SHE WAS NOT ONLY THE APOTHEOSIS of Texas beauty but also a poster girl for Southern charm, which made the manner of her death all the more dreadful. Her Valley of the Dolls co-star Patty Duke called her “a gentle, gentle creature” and added, “I was crazy about her, and I didn’t know anyone who wasn’t.” But Sharon Tate was destined to find more fame as a murder victim than as a movie star; she was brutally killed thirty years ago by members of the Manson family, and the crime horrified the world. In a chilling coincidence, one of her killers, Charles “Tex” Watson, hailed from her home state; after participating in the murder of the actress and her unborn child, he married and fathered four children while in prison, where he remains today.

She was born Sharon Marie Tate in Dallas on January 24, 1943. At six months she was named Miss Tiny Tot of Dallas, the first of many beauty titles. She attended high school near Vicenza, Italy, where her father, an Army officer, had been transferred. In Rome in 1961 she snagged her first professional gig, as an extra in Barabbas.

The next year, she moved to Hollywood, where she studied with acting coach Lee Strasberg. She landed guest spots on Mr. Ed and The Man From U.N.C.L.E. and for two seasons played one of Mr. Drysdale’s secretaries on The Beverly Hillbillies. She lost the role of Billie Jo on Petticoat Junction because she had posed for Playboy.

Her films include The Sandpiper, with Elizabeth Taylor and Richard Burton; The Wheeler Dealers, with James Garner; and The Wrecking Crew, with Dean Martin. Her depiction of a beach babe in the Tony Curtis comedy Don’t Make Waves allegedly inspired the creation of Mattel’s Malibu Barbie. Her most famous movie, however, was Valley of the Dolls, in which she played a pill-popping actress who feared she was valued only for her beauty—something the real-life actress understood.

In 1968 she married Polish director Roman Polanski, who had cast her in The Fearless Vampire Killers, a campy horror spoof.
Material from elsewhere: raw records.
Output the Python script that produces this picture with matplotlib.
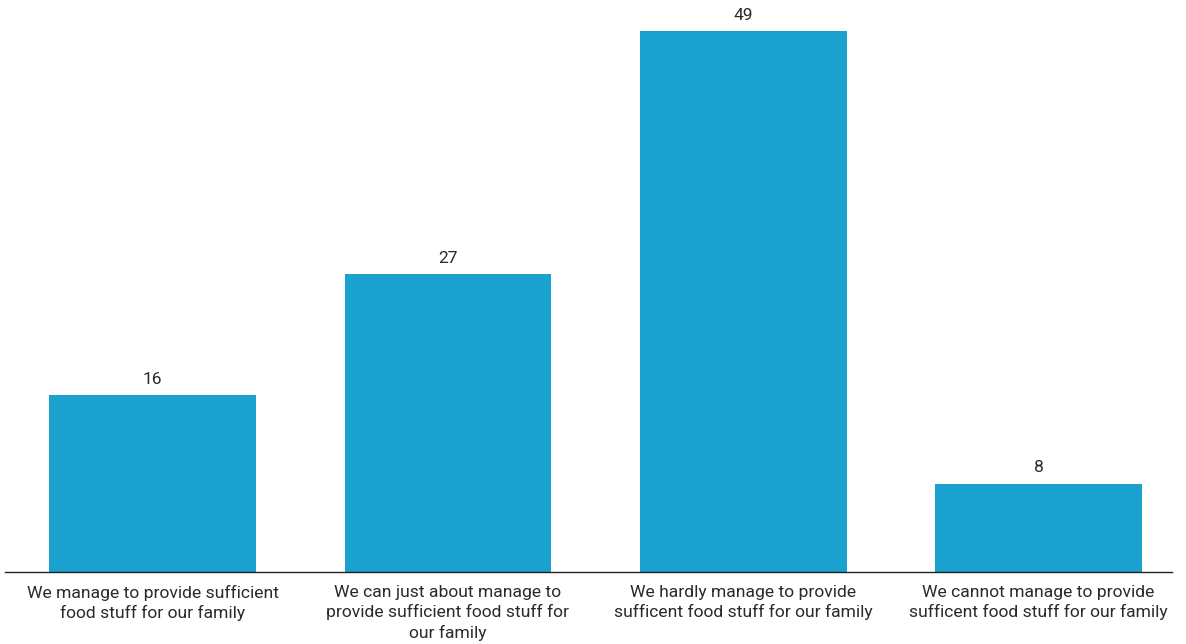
import matplotlib
matplotlib.use("Agg")
import matplotlib.pyplot as plt

categories = [
    "We manage to provide sufficient\nfood stuff for our family",
    "We can just about manage to\nprovide sufficient food stuff for\nour family",
    "We hardly manage to provide\nsufficent food stuff for our family",
    "We cannot manage to provide\nsufficent food stuff for our family",
]
values = [16, 27, 49, 8]

plt.rcParams['font.family'] = ['Roboto', 'DejaVu Sans']

W, H = 1186, 644
fig = plt.figure(figsize=(W / 100, H / 100), dpi=100)
ax = fig.add_axes([5 / W, 72 / H, (1172 - 5) / W, 572 / H])
ax.set_xlim(-0.5, 3.452)
ax.set_ylim(0, 51.8)

x = range(len(values))
ax.bar(x, values, width=0.70, color="#1aa1cd", zorder=2)
for xi, v in zip(x, values):
    ax.text(xi, v + 0.75, str(v), ha="center", va="bottom", fontsize=12.5, color="#2a2a2a")

ax.set_xticks(list(x))
ax.set_xticklabels(categories, fontsize=12.6, color="#2a2a2a", linespacing=1.36)
ax.tick_params(axis="x", length=0, pad=9)
ax.set_yticks([])
for s in ["top", "right", "left"]:
    ax.spines[s].set_visible(False)
ax.spines["bottom"].set_color("#222222")
ax.spines["bottom"].set_linewidth(1.0)

fig.savefig("out.png", dpi=100)
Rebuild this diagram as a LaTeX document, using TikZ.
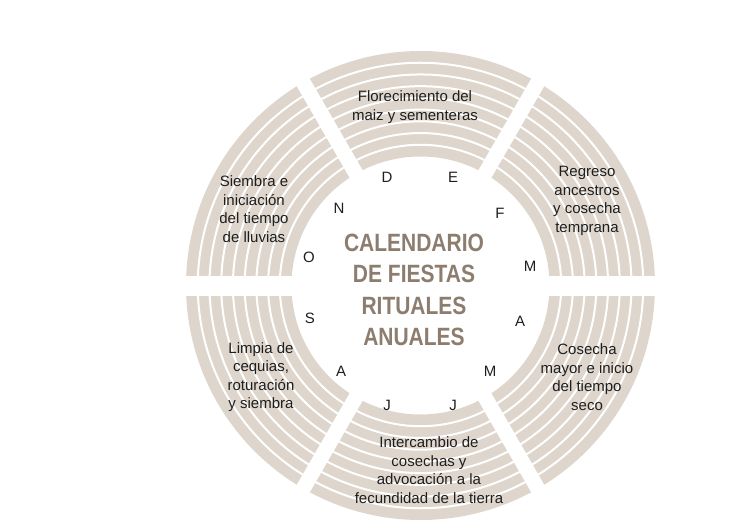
\documentclass[tikz,border=0pt]{standalone}
\usepackage{fontspec}
\setmainfont{Liberation Sans}
\newfontfamily\titlefont[FakeStretch=0.84]{Liberation Sans}
\definecolor{arena}{RGB}{222,214,204}
\definecolor{tierra}{RGB}{140,125,110}
\definecolor{texto}{RGB}{30,30,30}
\tikzset{
  fiesta/.style={align=center, font=\fontsize{15}{18.5}\selectfont, text=texto, inner sep=0pt},
  mes/.style={font=\fontsize{15}{15}\selectfont, text=texto, inner sep=0pt},
  titulo/.style={align=center, font=\titlefont\bfseries\fontsize{25}{31.3}\selectfont, text=tierra, inner sep=0pt},
  raya/.style={draw=white, line width=2pt},
  corte/.style={draw=white, line width=15pt}
}
\begin{document}
\begin{tikzpicture}[x=1pt, y=-1pt]
\useasboundingbox (0,0) rectangle (729,524);
\begin{scope}[shift={(420.5,285.5)}]
\fill[arena, even odd rule] (0,0) circle [radius=234.5pt] (0,0) circle [radius=129pt];
\foreach \k in {1,...,8} \draw[raya] (0,0) circle [radius={(129+\k*11.72)*1pt}];
\draw[corte, line width=20pt] (0:245) -- (180:245);
\foreach \a in {60,120} \draw[corte] (\a:245) -- (\a+180:245);
\end{scope}
\node[titulo] (calendario) at (414,290) {CALENDARIO\\DE FIESTAS\\RITUALES\\ANUALES};
\foreach \m/\px/\py [count=\i] in {D/387/177, E/453/177, F/500/213, M/530/266, A/520/321, M/490/371, J/453/405, J/387/405, A/341/371, S/310/318, O/309/257, N/339/208}
  \node[mes] (mes\i) at (\px,\py) {\m};
\node[fiesta] (florecimiento) at (415,107) {Florecimiento del\\maiz y sementeras};
\node[fiesta] (regreso) at (587,201) {Regreso\\ancestros\\y cosecha\\temprana};
\node[fiesta] (cosecha) at (587,377) {Cosecha\\mayor e inicio\\del tiempo\\seco};
\node[fiesta] (intercambio) at (429,470) {Intercambio de\\cosechas y\\advocación a la\\fecundidad de la tierra};
\node[fiesta] (limpia) at (261,377) {Limpia de\\cequias,\\roturación\\y siembra};
\node[fiesta] (siembra) at (254,209) {Siembra e\\iniciación\\del tiempo\\de lluvias};
\end{tikzpicture}
\end{document}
The couple assumed the lease on the house at 10050 Cielo Drive in Los Angeles. On August 9, 1969, while Polanski was out of town, Tate, then eight months pregnant, was at home with guests Jay Sebring, a popular hairstylist; Voytek Frykowski, a friend of Polanski’s; and Abigail Folger, a coffee heiress. Shortly after midnight, three members of the Manson family broke in and savagely stabbed and shot them all, as well as a teenage boy who had stopped by.

Tate was 26 when she died. She is buried in Culver City, California.